begin Stored data

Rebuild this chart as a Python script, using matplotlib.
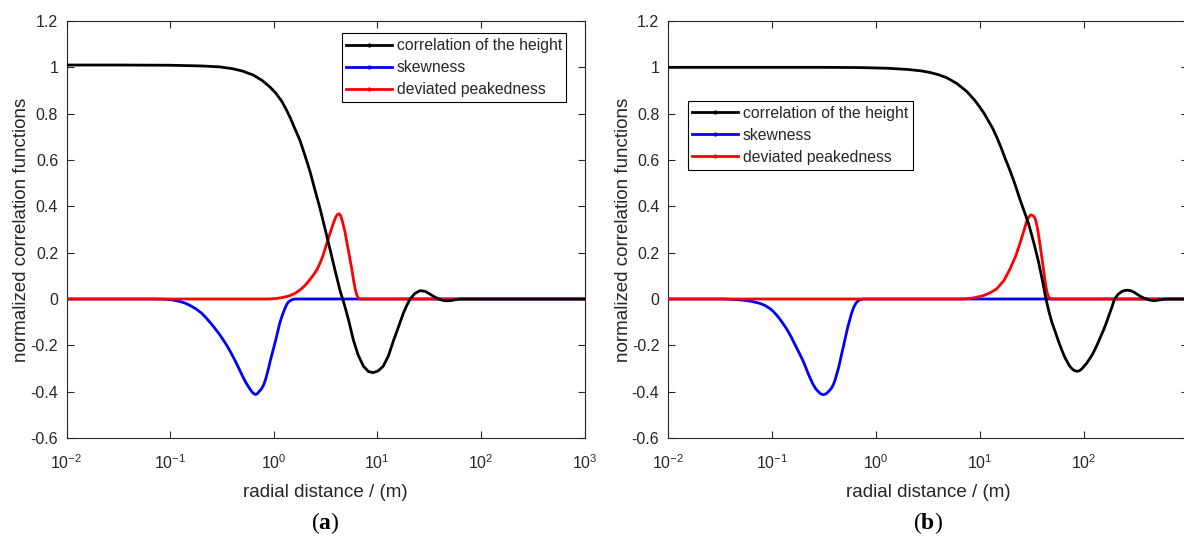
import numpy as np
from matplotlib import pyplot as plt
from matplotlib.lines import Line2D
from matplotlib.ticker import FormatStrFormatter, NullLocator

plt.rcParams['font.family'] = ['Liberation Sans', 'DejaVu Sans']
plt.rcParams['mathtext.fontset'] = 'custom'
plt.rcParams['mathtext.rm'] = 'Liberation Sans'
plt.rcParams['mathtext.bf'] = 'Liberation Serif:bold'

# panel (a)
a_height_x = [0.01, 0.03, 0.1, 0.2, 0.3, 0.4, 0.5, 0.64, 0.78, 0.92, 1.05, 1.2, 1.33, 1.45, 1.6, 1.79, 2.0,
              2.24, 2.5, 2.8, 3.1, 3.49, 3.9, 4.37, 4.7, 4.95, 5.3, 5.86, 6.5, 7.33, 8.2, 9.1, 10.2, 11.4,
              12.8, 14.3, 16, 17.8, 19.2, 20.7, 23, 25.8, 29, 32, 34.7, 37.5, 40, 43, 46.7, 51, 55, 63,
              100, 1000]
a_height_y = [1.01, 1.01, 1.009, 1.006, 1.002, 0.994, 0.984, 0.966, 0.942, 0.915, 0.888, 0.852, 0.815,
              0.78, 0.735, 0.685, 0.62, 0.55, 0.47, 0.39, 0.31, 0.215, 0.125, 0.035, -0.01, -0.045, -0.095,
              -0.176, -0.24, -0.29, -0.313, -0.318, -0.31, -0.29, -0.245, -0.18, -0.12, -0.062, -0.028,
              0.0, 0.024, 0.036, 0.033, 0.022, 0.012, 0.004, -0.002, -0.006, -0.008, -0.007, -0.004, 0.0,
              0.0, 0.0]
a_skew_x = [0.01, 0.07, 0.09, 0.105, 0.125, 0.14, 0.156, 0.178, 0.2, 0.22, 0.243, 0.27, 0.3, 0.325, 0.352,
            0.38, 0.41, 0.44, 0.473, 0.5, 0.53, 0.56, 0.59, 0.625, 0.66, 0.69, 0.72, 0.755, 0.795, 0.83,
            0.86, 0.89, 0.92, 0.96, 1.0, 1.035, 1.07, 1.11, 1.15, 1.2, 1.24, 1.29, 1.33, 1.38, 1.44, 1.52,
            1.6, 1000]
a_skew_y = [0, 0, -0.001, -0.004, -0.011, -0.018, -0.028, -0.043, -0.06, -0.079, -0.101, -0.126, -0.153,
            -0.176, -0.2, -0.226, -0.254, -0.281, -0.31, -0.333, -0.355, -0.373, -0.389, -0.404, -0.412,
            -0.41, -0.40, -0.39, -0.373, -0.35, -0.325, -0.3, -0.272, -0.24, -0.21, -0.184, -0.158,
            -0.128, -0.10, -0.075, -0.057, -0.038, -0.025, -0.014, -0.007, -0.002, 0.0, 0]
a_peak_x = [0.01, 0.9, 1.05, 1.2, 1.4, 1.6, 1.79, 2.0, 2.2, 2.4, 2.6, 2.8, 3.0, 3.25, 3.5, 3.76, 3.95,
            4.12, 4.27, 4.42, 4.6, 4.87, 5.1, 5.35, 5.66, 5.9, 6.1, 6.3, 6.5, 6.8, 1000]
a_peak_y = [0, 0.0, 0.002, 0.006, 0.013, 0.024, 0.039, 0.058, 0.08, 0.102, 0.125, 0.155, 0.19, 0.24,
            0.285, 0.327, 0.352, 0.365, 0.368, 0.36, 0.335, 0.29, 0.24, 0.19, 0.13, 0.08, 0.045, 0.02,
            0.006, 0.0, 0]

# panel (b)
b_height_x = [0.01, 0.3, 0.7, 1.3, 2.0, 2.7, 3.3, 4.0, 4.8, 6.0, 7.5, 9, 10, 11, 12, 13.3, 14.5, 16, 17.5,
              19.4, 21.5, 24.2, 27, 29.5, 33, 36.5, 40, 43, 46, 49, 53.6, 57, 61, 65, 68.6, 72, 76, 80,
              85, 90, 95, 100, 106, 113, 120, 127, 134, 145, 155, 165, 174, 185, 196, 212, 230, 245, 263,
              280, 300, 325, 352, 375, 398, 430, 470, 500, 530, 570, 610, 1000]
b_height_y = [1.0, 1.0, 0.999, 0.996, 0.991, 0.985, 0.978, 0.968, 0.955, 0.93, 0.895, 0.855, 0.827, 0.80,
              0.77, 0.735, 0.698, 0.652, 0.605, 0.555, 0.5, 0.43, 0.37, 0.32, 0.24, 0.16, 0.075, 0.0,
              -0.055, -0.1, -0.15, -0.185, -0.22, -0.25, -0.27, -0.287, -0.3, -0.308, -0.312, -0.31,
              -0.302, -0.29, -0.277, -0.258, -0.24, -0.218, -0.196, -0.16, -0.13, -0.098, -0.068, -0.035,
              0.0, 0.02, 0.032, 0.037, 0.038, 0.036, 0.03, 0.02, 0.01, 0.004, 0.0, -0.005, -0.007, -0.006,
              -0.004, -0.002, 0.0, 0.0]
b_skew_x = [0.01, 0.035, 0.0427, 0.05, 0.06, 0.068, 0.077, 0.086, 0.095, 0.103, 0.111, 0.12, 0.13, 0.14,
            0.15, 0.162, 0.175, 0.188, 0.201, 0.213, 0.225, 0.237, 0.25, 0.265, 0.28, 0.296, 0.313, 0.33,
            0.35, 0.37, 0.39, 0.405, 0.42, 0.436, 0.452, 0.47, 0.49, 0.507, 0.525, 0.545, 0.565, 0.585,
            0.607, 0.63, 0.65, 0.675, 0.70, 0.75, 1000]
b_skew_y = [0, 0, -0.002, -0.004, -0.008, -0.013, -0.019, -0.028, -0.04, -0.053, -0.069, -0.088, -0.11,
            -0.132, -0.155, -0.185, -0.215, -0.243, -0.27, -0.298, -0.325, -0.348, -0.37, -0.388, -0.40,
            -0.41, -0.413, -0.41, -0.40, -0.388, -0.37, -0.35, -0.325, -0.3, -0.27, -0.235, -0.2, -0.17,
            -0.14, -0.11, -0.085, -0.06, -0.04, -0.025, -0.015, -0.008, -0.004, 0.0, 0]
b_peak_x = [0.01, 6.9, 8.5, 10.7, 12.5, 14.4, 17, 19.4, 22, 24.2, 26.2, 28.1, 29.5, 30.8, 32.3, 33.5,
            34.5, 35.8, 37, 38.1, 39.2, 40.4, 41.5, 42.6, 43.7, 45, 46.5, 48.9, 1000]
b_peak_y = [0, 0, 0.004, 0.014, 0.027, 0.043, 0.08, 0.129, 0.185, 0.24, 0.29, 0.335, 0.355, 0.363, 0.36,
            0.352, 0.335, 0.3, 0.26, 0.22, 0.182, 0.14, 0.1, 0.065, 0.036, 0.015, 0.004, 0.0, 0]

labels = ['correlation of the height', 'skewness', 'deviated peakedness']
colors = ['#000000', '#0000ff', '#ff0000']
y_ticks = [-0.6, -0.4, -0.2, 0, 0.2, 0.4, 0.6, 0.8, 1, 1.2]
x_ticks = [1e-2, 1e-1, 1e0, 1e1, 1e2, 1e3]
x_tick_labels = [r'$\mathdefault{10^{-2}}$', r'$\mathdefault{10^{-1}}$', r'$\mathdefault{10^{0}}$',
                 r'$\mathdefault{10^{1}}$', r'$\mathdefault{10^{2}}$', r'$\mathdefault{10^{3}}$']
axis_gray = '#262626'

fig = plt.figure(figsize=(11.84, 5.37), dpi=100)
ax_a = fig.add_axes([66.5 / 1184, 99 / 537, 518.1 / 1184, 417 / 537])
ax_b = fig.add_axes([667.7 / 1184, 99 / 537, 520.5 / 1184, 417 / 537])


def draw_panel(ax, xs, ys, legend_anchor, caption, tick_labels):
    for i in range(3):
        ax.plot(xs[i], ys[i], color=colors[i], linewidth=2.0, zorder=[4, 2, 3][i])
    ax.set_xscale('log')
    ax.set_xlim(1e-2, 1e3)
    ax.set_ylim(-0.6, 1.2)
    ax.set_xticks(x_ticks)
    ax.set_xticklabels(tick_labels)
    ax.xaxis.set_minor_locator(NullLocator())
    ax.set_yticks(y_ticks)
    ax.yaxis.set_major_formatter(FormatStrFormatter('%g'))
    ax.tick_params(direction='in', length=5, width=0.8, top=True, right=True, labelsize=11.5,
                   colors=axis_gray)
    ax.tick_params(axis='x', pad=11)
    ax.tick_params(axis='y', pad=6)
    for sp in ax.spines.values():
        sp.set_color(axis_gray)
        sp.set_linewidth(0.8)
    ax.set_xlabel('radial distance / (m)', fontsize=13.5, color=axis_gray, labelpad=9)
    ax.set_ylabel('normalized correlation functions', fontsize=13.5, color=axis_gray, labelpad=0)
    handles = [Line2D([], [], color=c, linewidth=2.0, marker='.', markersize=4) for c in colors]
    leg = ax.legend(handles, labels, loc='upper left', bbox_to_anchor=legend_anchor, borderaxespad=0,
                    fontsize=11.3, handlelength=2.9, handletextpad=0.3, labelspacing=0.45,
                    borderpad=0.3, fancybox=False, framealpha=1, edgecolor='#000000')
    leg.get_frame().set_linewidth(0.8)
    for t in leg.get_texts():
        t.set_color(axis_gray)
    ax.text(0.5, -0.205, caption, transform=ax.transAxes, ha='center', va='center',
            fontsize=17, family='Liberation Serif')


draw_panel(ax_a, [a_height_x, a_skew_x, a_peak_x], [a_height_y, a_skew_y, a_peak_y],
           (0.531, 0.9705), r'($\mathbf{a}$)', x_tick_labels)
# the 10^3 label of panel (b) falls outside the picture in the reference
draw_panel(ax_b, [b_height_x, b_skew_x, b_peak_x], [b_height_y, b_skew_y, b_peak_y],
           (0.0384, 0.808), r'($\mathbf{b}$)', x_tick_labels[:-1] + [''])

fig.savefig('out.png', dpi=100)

end Stored data

Where a line above holds the string "matplotlib", show that line.

Rebuild this chart as a Python script, using matplotlib.
from matplotlib import pyplot as plt
from matplotlib.lines import Line2D
from matplotlib.ticker import FormatStrFormatter, NullLocator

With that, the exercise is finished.